Task instructions:
Make an exact copy of the entries, and keep any pictures out of it.

[begin Given data]

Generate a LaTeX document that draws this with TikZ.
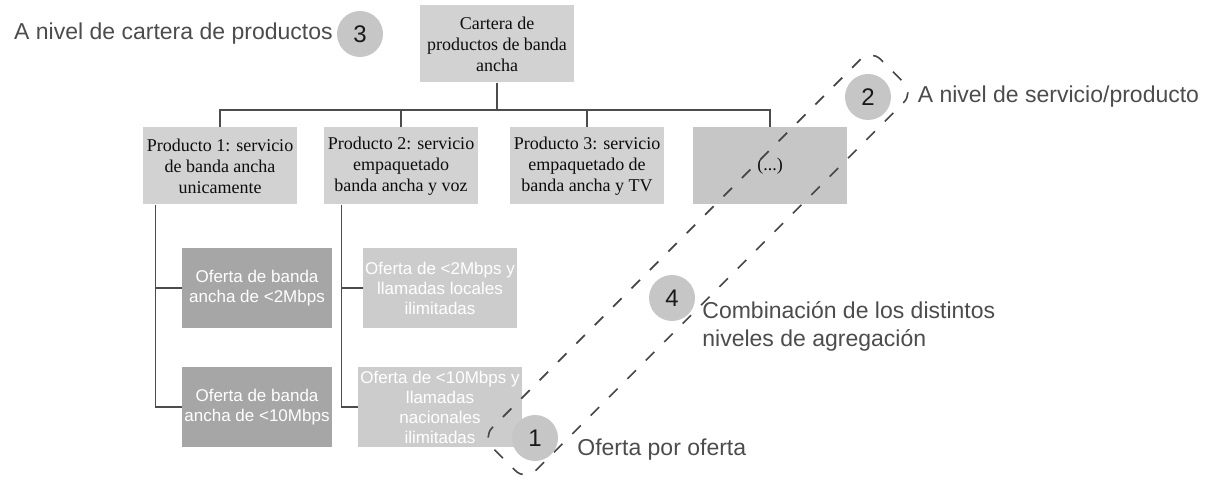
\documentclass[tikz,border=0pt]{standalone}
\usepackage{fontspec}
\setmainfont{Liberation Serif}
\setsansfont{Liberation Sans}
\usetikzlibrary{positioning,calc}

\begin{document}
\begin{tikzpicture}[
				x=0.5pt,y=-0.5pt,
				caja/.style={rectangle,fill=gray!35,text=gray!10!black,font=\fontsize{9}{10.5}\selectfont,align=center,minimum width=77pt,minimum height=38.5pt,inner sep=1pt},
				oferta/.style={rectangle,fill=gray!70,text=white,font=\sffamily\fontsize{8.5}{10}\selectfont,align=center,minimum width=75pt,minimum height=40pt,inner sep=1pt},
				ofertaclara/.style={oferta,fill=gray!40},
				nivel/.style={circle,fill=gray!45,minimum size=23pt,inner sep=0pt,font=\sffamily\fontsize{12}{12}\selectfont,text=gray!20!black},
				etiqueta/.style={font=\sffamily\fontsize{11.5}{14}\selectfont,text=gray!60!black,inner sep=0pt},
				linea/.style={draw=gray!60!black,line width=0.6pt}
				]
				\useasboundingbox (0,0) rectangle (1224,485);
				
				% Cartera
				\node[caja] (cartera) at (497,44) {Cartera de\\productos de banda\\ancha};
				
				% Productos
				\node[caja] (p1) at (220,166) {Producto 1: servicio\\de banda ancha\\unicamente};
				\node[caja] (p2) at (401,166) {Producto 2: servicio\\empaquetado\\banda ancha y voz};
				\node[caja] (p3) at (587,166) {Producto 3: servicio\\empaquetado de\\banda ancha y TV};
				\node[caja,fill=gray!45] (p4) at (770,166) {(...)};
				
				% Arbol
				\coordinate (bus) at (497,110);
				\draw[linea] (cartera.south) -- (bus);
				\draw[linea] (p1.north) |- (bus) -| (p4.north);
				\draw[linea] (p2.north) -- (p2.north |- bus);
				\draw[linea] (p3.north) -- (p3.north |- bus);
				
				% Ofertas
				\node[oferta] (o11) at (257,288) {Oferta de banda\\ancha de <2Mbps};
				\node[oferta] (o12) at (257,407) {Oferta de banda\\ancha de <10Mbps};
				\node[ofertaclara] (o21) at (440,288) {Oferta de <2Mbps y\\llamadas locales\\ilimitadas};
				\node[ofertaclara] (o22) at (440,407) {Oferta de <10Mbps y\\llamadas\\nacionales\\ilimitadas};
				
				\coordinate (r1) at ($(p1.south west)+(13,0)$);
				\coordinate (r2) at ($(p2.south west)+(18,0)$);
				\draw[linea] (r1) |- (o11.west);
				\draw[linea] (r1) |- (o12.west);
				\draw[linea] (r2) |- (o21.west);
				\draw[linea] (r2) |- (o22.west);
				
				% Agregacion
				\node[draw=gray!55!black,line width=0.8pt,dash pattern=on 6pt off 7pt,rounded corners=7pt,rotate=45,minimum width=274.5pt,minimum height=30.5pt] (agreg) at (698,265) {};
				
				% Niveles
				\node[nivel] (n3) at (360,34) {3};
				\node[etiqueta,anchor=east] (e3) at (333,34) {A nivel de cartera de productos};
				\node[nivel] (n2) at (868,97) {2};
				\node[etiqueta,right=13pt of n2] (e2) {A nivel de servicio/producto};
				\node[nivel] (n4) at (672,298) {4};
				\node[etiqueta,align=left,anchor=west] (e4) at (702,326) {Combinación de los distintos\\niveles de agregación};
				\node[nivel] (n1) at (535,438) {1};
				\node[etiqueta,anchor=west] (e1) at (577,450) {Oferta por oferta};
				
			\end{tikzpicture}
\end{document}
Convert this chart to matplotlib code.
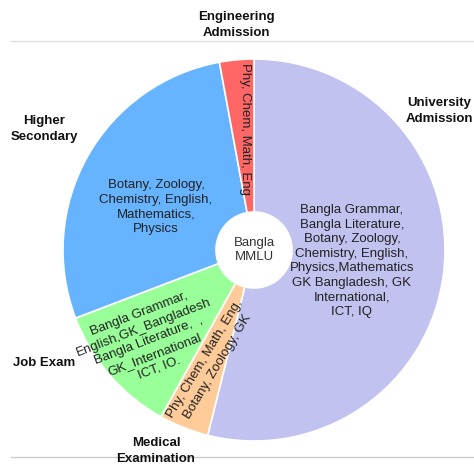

[end Given data]

Correct result:
Generate a LaTeX document that draws this with TikZ.
\documentclass[tikz,border=0pt]{standalone}
\usepackage{fontspec}
\setmainfont{Liberation Serif}
\setsansfont{Liberation Sans}
\usetikzlibrary{positioning,calc}

\begin{document}
\begin{tikzpicture}[
				x=0.5pt,y=-0.5pt,
				caja/.style={rectangle,fill=gray!35,text=gray!10!black,font=\fontsize{9}{10.5}\selectfont,align=center,minimum width=77pt,minimum height=38.5pt,inner sep=1pt},
				oferta/.style={rectangle,fill=gray!70,text=white,font=\sffamily\fontsize{8.5}{10}\selectfont,align=center,minimum width=75pt,minimum height=40pt,inner sep=1pt},
				ofertaclara/.style={oferta,fill=gray!40},
				nivel/.style={circle,fill=gray!45,minimum size=23pt,inner sep=0pt,font=\sffamily\fontsize{12}{12}\selectfont,text=gray!20!black},
				etiqueta/.style={font=\sffamily\fontsize{11.5}{14}\selectfont,text=gray!60!black,inner sep=0pt},
				linea/.style={draw=gray!60!black,line width=0.6pt}
				]
				\useasboundingbox (0,0) rectangle (1224,485);
				
				% Cartera
				\node[caja] (cartera) at (497,44) {Cartera de\\productos de banda\\ancha};
				
				% Productos
				\node[caja] (p1) at (220,166) {Producto 1: servicio\\de banda ancha\\unicamente};
				\node[caja] (p2) at (401,166) {Producto 2: servicio\\empaquetado\\banda ancha y voz};
				\node[caja] (p3) at (587,166) {Producto 3: servicio\\empaquetado de\\banda ancha y TV};
				\node[caja,fill=gray!45] (p4) at (770,166) {(...)};
				
				% Arbol
				\coordinate (bus) at (497,110);
				\draw[linea] (cartera.south) -- (bus);
				\draw[linea] (p1.north) |- (bus) -| (p4.north);
				\draw[linea] (p2.north) -- (p2.north |- bus);
				\draw[linea] (p3.north) -- (p3.north |- bus);
				
				% Ofertas
				\node[oferta] (o11) at (257,288) {Oferta de banda\\ancha de <2Mbps};
				\node[oferta] (o12) at (257,407) {Oferta de banda\\ancha de <10Mbps};
				\node[ofertaclara] (o21) at (440,288) {Oferta de <2Mbps y\\llamadas locales\\ilimitadas};
				\node[ofertaclara] (o22) at (440,407) {Oferta de <10Mbps y\\llamadas\\nacionales\\ilimitadas};
				
				\coordinate (r1) at ($(p1.south west)+(13,0)$);
				\coordinate (r2) at ($(p2.south west)+(18,0)$);
				\draw[linea] (r1) |- (o11.west);
				\draw[linea] (r1) |- (o12.west);
				\draw[linea] (r2) |- (o21.west);
				\draw[linea] (r2) |- (o22.west);
				
				% Agregacion
				\node[draw=gray!55!black,line width=0.8pt,dash pattern=on 6pt off 7pt,rounded corners=7pt,rotate=45,minimum width=274.5pt,minimum height=30.5pt] (agreg) at (698,265) {};
				
				% Niveles
				\node[nivel] (n3) at (360,34) {3};
				\node[etiqueta,anchor=east] (e3) at (333,34) {A nivel de cartera de productos};
				\node[nivel] (n2) at (868,97) {2};
				\node[etiqueta,right=13pt of n2] (e2) {A nivel de servicio/producto};
				\node[nivel] (n4) at (672,298) {4};
				\node[etiqueta,align=left,anchor=west] (e4) at (702,326) {Combinación de los distintos\\niveles de agregación};
				\node[nivel] (n1) at (535,438) {1};
				\node[etiqueta,anchor=west] (e1) at (577,450) {Oferta por oferta};
				
			\end{tikzpicture}
\end{document}
Convert this chart to matplotlib code.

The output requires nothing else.